**Task to carry out:** Transcribe every line from the top down to the line with "plt.rcParams['font.family'] = ['Liberation", both ends included, but not the pictures.

**Data section:**
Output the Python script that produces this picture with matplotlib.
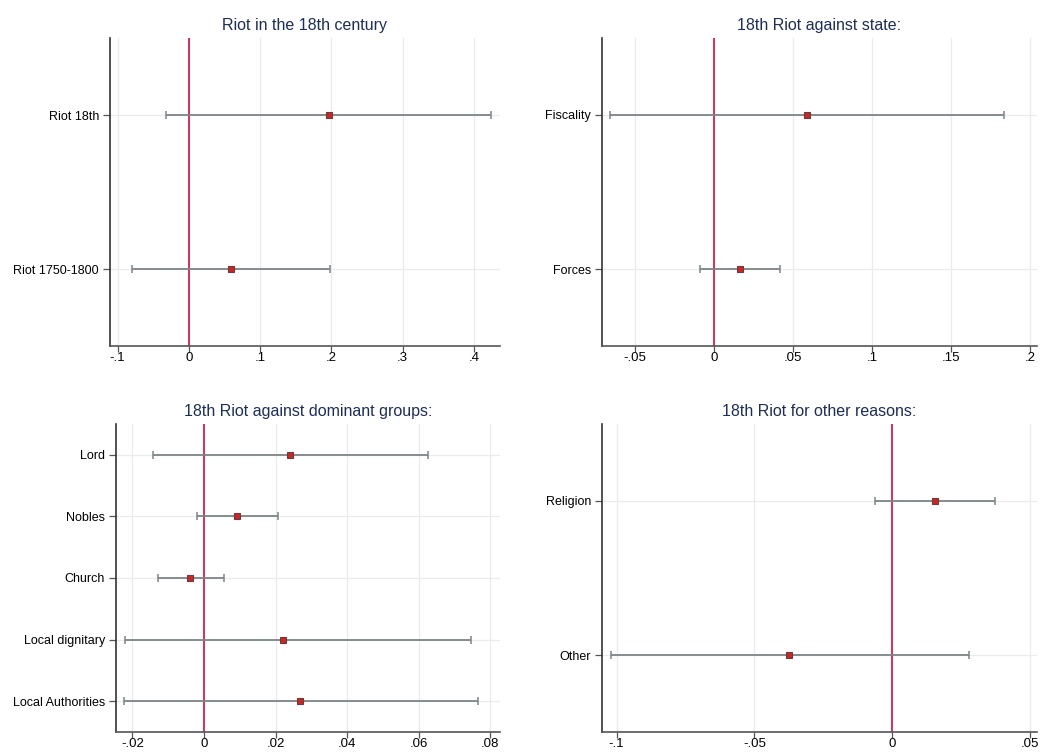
import numpy as np
import matplotlib
matplotlib.use("Agg")
import matplotlib.pyplot as plt

plt.rcParams['font.family'] = ['Liberation Sans', 'DejaVu Sans']

# ---- data (estimates, lower CI, upper CI) ----
labels1 = ["Riot 18th", "Riot 1750-1800"]
coef1 = [0.196, 0.0594]
lo1 = [-0.032, -0.0793]
hi1 = [0.424, 0.1976]

labels2 = ["Fiscality", "Forces"]
coef2 = [0.0585, 0.0163]
lo2 = [-0.0656, -0.0089]
hi2 = [0.1834, 0.0418]

labels3 = ["Lord", "Nobles", "Church", "Local dignitary", "Local Authorities"]
coef3 = [0.0239, 0.0093, -0.0038, 0.0222, 0.0269]
lo3 = [-0.0144, -0.0020, -0.0128, -0.0221, -0.0224]
hi3 = [0.0626, 0.0208, 0.0056, 0.0745, 0.0765]

labels4 = ["Religion", "Other"]
coef4 = [0.0155, -0.0373]
lo4 = [-0.0063, -0.1021]
hi4 = [0.0373, 0.0280]

titles = ["Riot in the 18th century", "18th Riot against state:",
          "18th Riot against dominant groups:", "18th Riot for other reasons:"]
xticks = [[-0.1, 0, 0.1, 0.2, 0.3, 0.4],
          [-0.05, 0, 0.05, 0.1, 0.15, 0.2],
          [-0.02, 0, 0.02, 0.04, 0.06, 0.08],
          [-0.1, -0.05, 0, 0.05]]
xlims = [(-0.1107, 0.4367), (-0.0709, 0.2043), (-0.0246, 0.0827), (-0.1053, 0.0525)]

W, H = 1040, 752
boxes = [(110, 500, 38, 346), (602, 1037, 38, 346),
         (116, 500, 424, 732), (602, 1037, 424, 732)]

def fmt(v):
    if v == 0:
        return "0"
    s = ("%g" % v)
    return s.replace("0.", ".")

fig = plt.figure(figsize=(10.4, 7.52), dpi=100)
data = [(labels1, coef1, lo1, hi1), (labels2, coef2, lo2, hi2),
        (labels3, coef3, lo3, hi3), (labels4, coef4, lo4, hi4)]

for i, (labs, c, lo, hi) in enumerate(data):
    l, r, t, b = boxes[i]
    ax = fig.add_axes([l / W, 1 - b / H, (r - l) / W, (b - t) / H])
    n = len(labs)
    y = np.arange(1, n + 1)
    c = np.array(c); lo = np.array(lo); hi = np.array(hi)
    ax.axvline(0, color='#d0103a', lw=1.2, zorder=2)
    ax.errorbar(c, y, xerr=[c - lo, hi - c], fmt='none', ecolor='#7d8587',
                elinewidth=1.3, capsize=3, capthick=1.1, zorder=3)
    ax.plot(c, y, 's', ms=5, mfc='#c62828', mec='#6b3a3a', mew=0.8, zorder=4)
    ax.set_ylim(n + 0.5, 0.5)
    ax.set_xlim(*xlims[i])
    ax.set_yticks(y)
    ax.set_yticklabels(labs, fontsize=9)
    ax.set_xticks(xticks[i])
    ax.set_xticklabels([fmt(v) for v in xticks[i]], fontsize=9.5)
    ax.grid(True, color='#ebebeb', lw=0.9, zorder=0)
    ax.set_axisbelow(True)
    for s in ['top', 'right']:
        ax.spines[s].set_visible(False)
    ax.spines['left'].set_color('#333333')
    ax.spines['bottom'].set_color('#555555')
    ax.spines['left'].set_linewidth(1.2)
    ax.spines['bottom'].set_linewidth(1.2)
    ax.tick_params(axis='y', length=5, color='#555555', width=0.9, pad=3)
    ax.tick_params(axis='x', length=4, color='#555555', width=0.9, pad=0.5)
    ax.set_title(titles[i], fontsize=11.5, color='#1e2d55', pad=6)

fig.savefig("out.png", dpi=100, facecolor='white')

**Reply:**
Output the Python script that produces this picture with matplotlib.
import numpy as np
import matplotlib
matplotlib.use("Agg")
import matplotlib.pyplot as plt

plt.rcParams['font.family'] = ['Liberation Sans', 'DejaVu Sans']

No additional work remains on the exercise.